An interesting contention.
Looking back on the history of the twentieth century from our own vantage point, we see it as a series of decades and generations, each with its own label: the lost generation, the red generation, the silent generation of the forties and early fifties, the beat generation, the Age of Aquarius (or was it merely the Pepsi generation?), the me generation, the generation of the yuppies.
Baby Boomers—he forgot us Baby Boomers! Now, with aging, we’re more than (or beyond) “the Age of Aquarius” or “the Pepsi generation.” Did Lasch not approve of us? Many don’t. But then we are legion and varied. It’s always a matter of painting with a broad, impressionist brush, these generational labels.
A Secret History of Consciousness
With a poet's intuition and a scientist's scrutiny, Goethe had hit on the crucial insight that human consciousness was not, as Descartes and those who followed him believed, a passive mirror reflecting an external world whose “laws” determined it with ironbound necessity; consciousness, rather, was a cocreator of that world.
Where the right hemisphere can see that metaphor is the only way to preserve the link between language and the world it refers to, the left hemisphere sees it either as a lie (Locke, expressing Enlightenment disdain, called metaphors ‘perfect cheats’) or as a distracting ornament; and connotation as a limitation, since in the interests of certainty the left hemisphere prefers single meanings.
The left hemisphere is so . . . limited. And so left-hemisphere thought, as McGilchrist describes it.
Time is not only destructive; it toughens as well as weakens. Time lasts; it keeps on going and going and going and therefore is no enemy of age or of old. But time is indeed destructive to youth, which it eats away and finally stops dead. So when we hear of the corruption caused by time, we are listening to youth speaking, not age.
A useful insight for us older folks.
Real conversations require utter concentration, not texting on the side when you are in a café with someone. That is because travel is linear—it is about one place or singular perception or book at a time, each one etched deep into memory, so as to change your life forever.
Books & travel pair perfectly. Enjoy places—actual, literary, and artistic—as one would a fine wine: you savor it and explore the flavors. And other persons? The ultimate experience.
Hannah Arendt, introduction by Jerome Kohn
Although events appear sequentially in the hindsight of history, when historians relegate a specific event to its place in a sequence, as if it could be fully comprehended as an effect of preceding and a cause of succeeding events, they explain away its political significance. For Arendt this results in the absence of political understanding in philosophies of history, whether Hegelian or Marxian, which is among the principal things she encourages her readers to think about in the second essay included in this volume, “The Concept of History.” (Jerone Kohn in his introduction.)
To which I say “Amen!”
Isolation and algorithmic targeting summon the predictable Körper [mere body]; people meeting one another rediscover the Leib [living persons. On the Maidan [Kiev, Ukraine] over the next few months [2014] , new and durable friendships were made. People founded civil society organizations that led to habits of cooperation and trust that would endure when Russia invaded Ukraine first in February 2014 and then in February 2022.

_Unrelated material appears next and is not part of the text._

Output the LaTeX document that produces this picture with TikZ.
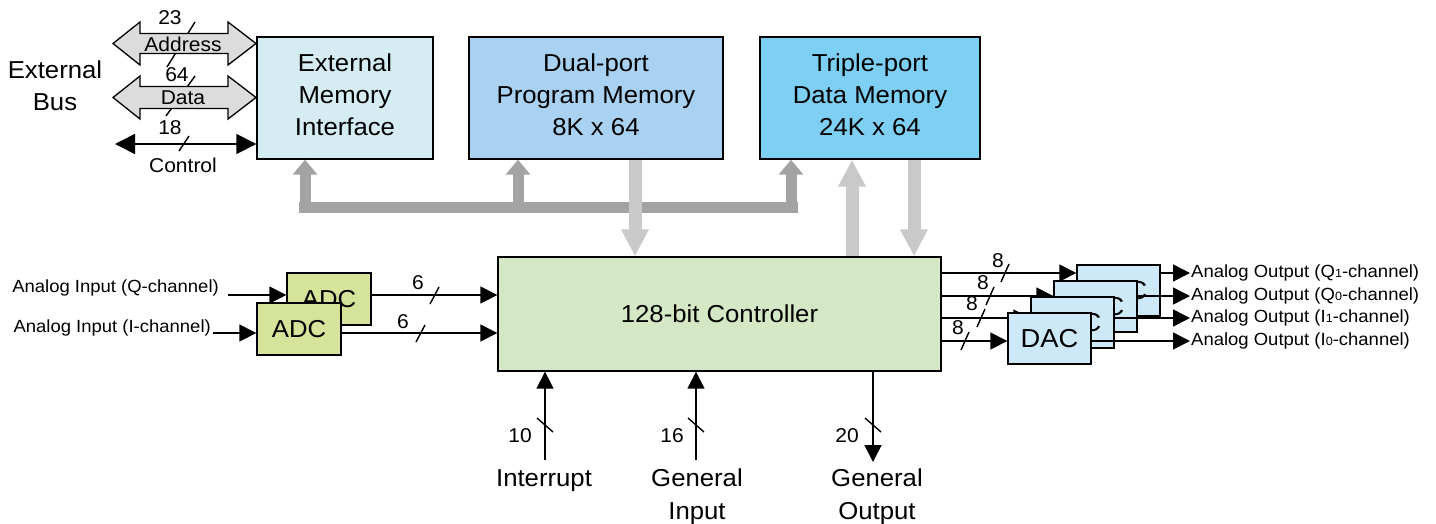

This is why autocrats fear crowds that are not strictly controlled.
Carr kept on insisting that history was, and is, A Science. He could not free himself from the Objective-Subjective terminology. In What Is History? he wrote: “It does not follow that, because a mountain appears to take on different angles of vision, it has objectively no shape at all, or an infinity of shapes.” But the more “objective” our concept of the shape of the mountain, the more abstract that mountain becomes.
How about “large-minded” (M. Novak) rather than “objective.”